I’m terrible with distances, but the gap between the plane and the museum is at least a mile wide. Maybe two. Well, at least a hundred feet. The planes are the highest point of the museum, a few stories up. And beneath this mile-wide, mile-high tube of whisper-thin metal strands is…nothing. Nada. Bupkis. No towers, no pillars, no pile of big, fluffy pillows. Just a lot of air, followed by a lot of metal.

Unfortunately, I didn’t notice this until Ian and I were halfway through. Like all men, he moves without thinking, so I was doing my best to make sure he was stepping in the right places, holding on, maintaining his balance. Really, we were having a blast. Then I looked up.

I noticed that, apart from its ends, our slinky tunnel was supported only by a thumb-thick wire welded to two cross-pieces, the wire itself being supported by yet another wire running from the main building to somewhere in the depths of tetanus-wielding fun.
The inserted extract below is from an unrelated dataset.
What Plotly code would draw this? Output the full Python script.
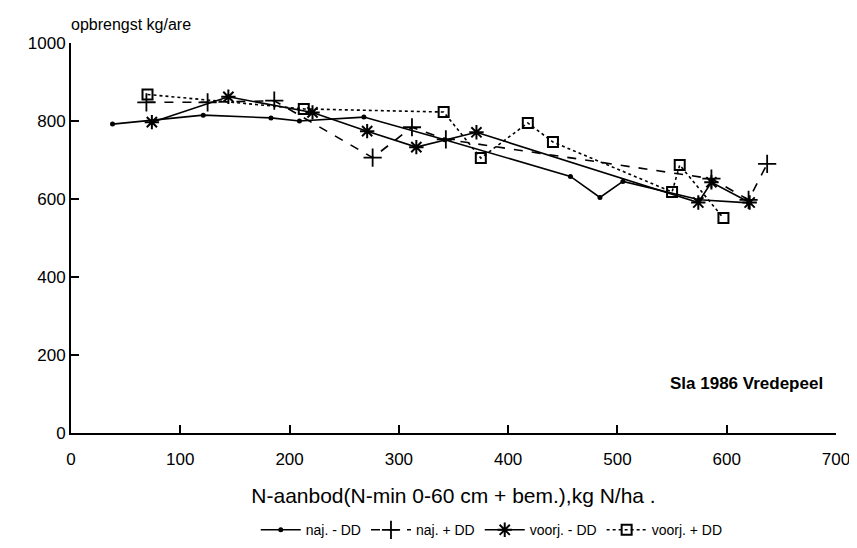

Then I looked down. I shouldn’t have looked down. It’s in all the movies. Don’t. Look. Down.

And suddenly Ian became my guide and inspiration. When I talked to him I was talking to myself (‘You can’t fall. Just hold on. You’re such a big boy!’), and his hand holding mine was my hand holding his. Fathers can’t freak out. We’re not allowed. Daddy is strong and brave, and knows what he’s doing. If Daddy can do this, so can I.

I was thankful that Ian couldn’t see my face.

Suddenly we were on the other side, me having to lower Ian the last few feet. He started to move on, but I hadn’t finished climbing down yet.

‘Wait for Daddy, Ian!’ He did.

I dropped, and squatted by his side. I was so proud. We hugged, we cheered, we high-fived.

‘Gimme fin.’ Slap. ‘Gimme noggin.’ Bonk. ‘Duuuude!

Ian is well on his way to a shining career in welding or tight-rope walking. I’m happy enough behind a desk.

2 Responses

  1. JGS
    JGS at | | Reply

    I was SO afraid of heights growing up, too – but I LOVED climbing. I would race up a tree, but then be afraid to come down. It’s kind of freaky because we think our little girl might be afraid of heights. Fearless in so many other areas, all of a sudden, she is afraid to climb or be high up. That’s great Ian never got overwhelmed or scared.

  2. daniel
    daniel at | | Reply

    i enjoyed that.

    i hope that day stays with him and you guys will get to relive it together as one of those great father-son memories.